(Charts and diagrams as code)
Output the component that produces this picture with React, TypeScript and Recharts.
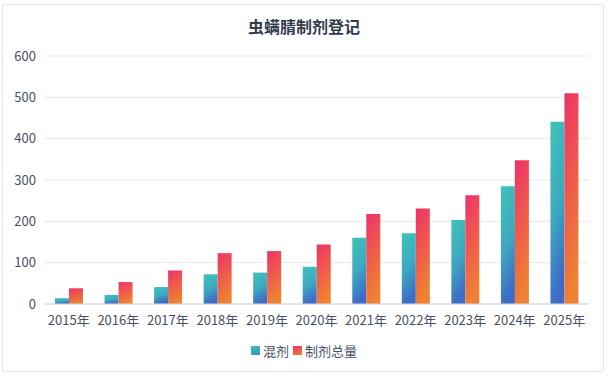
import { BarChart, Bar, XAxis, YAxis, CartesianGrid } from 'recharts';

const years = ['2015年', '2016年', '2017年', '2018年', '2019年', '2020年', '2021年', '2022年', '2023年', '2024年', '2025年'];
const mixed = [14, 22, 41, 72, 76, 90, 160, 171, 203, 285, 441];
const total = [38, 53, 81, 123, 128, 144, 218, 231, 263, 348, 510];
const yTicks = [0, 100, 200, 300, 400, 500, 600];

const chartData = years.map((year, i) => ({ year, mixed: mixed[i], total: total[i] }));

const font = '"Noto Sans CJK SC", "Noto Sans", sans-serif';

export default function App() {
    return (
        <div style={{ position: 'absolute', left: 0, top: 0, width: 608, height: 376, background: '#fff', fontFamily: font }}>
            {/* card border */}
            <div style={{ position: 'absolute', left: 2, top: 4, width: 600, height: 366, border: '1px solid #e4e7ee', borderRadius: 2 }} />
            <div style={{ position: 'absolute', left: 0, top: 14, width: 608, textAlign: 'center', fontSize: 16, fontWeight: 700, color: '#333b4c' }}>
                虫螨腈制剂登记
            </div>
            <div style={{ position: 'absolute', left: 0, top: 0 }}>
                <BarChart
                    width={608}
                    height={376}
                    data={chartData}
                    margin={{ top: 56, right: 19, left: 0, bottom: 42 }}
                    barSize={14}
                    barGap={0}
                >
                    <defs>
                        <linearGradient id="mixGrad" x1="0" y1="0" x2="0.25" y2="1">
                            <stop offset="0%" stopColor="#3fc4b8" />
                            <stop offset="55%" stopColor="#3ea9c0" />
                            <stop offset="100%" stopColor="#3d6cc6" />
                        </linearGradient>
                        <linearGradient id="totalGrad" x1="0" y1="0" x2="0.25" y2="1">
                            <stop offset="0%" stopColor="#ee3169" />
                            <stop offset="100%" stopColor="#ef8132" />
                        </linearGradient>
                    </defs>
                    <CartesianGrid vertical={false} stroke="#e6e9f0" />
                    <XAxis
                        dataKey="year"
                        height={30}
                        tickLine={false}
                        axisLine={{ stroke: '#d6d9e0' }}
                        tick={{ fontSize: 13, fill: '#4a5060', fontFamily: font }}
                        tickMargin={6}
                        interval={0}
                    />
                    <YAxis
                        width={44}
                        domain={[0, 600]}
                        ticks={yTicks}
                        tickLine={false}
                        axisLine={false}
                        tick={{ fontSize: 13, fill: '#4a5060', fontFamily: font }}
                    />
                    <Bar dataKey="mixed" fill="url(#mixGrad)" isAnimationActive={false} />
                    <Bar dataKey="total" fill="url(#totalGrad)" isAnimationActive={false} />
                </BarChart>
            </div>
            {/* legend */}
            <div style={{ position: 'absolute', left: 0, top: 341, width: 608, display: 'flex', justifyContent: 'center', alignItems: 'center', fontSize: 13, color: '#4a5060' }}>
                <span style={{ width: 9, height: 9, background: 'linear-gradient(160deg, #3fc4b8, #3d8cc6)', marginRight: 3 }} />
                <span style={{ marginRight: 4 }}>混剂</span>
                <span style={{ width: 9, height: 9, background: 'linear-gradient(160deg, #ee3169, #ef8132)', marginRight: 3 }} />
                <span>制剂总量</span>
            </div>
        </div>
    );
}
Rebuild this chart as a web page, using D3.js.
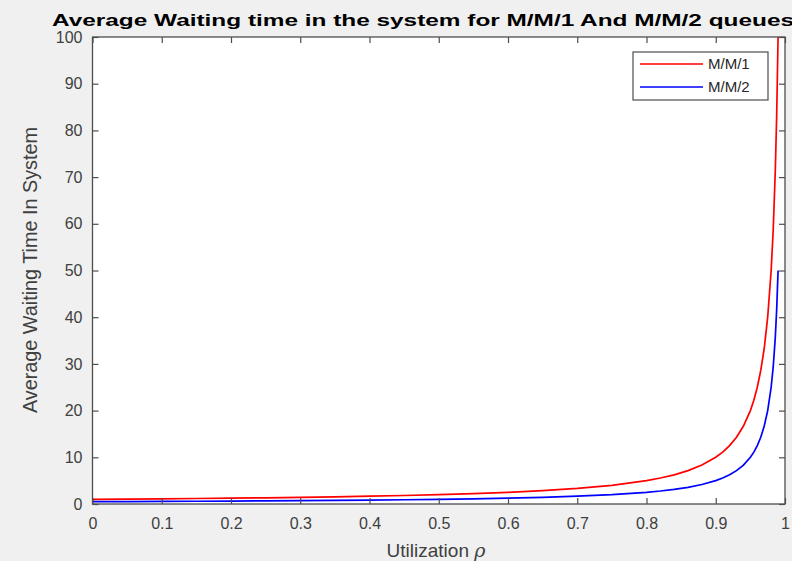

* **REQUIREMENTS**
Set the data above down again exactly as given, with no pictures.

* **FULL OUTPUT**
Output the component that produces this picture with React, TypeScript and Recharts.
import { BarChart, Bar, XAxis, YAxis, CartesianGrid } from 'recharts';

const years = ['2015年', '2016年', '2017年', '2018年', '2019年', '2020年', '2021年', '2022年', '2023年', '2024年', '2025年'];
const mixed = [14, 22, 41, 72, 76, 90, 160, 171, 203, 285, 441];
const total = [38, 53, 81, 123, 128, 144, 218, 231, 263, 348, 510];
const yTicks = [0, 100, 200, 300, 400, 500, 600];

const chartData = years.map((year, i) => ({ year, mixed: mixed[i], total: total[i] }));

const font = '"Noto Sans CJK SC", "Noto Sans", sans-serif';

export default function App() {
    return (
        <div style={{ position: 'absolute', left: 0, top: 0, width: 608, height: 376, background: '#fff', fontFamily: font }}>
            {/* card border */}
            <div style={{ position: 'absolute', left: 2, top: 4, width: 600, height: 366, border: '1px solid #e4e7ee', borderRadius: 2 }} />
            <div style={{ position: 'absolute', left: 0, top: 14, width: 608, textAlign: 'center', fontSize: 16, fontWeight: 700, color: '#333b4c' }}>
                虫螨腈制剂登记
            </div>
            <div style={{ position: 'absolute', left: 0, top: 0 }}>
                <BarChart
                    width={608}
                    height={376}
                    data={chartData}
                    margin={{ top: 56, right: 19, left: 0, bottom: 42 }}
                    barSize={14}
                    barGap={0}
                >
                    <defs>
                        <linearGradient id="mixGrad" x1="0" y1="0" x2="0.25" y2="1">
                            <stop offset="0%" stopColor="#3fc4b8" />
                            <stop offset="55%" stopColor="#3ea9c0" />
                            <stop offset="100%" stopColor="#3d6cc6" />
                        </linearGradient>
                        <linearGradient id="totalGrad" x1="0" y1="0" x2="0.25" y2="1">
                            <stop offset="0%" stopColor="#ee3169" />
                            <stop offset="100%" stopColor="#ef8132" />
                        </linearGradient>
                    </defs>
                    <CartesianGrid vertical={false} stroke="#e6e9f0" />
                    <XAxis
                        dataKey="year"
                        height={30}
                        tickLine={false}
                        axisLine={{ stroke: '#d6d9e0' }}
                        tick={{ fontSize: 13, fill: '#4a5060', fontFamily: font }}
                        tickMargin={6}
                        interval={0}
                    />
                    <YAxis
                        width={44}
                        domain={[0, 600]}
                        ticks={yTicks}
                        tickLine={false}
                        axisLine={false}
                        tick={{ fontSize: 13, fill: '#4a5060', fontFamily: font }}
                    />
                    <Bar dataKey="mixed" fill="url(#mixGrad)" isAnimationActive={false} />
                    <Bar dataKey="total" fill="url(#totalGrad)" isAnimationActive={false} />
                </BarChart>
            </div>
            {/* legend */}
            <div style={{ position: 'absolute', left: 0, top: 341, width: 608, display: 'flex', justifyContent: 'center', alignItems: 'center', fontSize: 13, color: '#4a5060' }}>
                <span style={{ width: 9, height: 9, background: 'linear-gradient(160deg, #3fc4b8, #3d8cc6)', marginRight: 3 }} />
                <span style={{ marginRight: 4 }}>混剂</span>
                <span style={{ width: 9, height: 9, background: 'linear-gradient(160deg, #ee3169, #ef8132)', marginRight: 3 }} />
                <span>制剂总量</span>
            </div>
        </div>
    );
}
Rebuild this chart as a web page, using D3.js.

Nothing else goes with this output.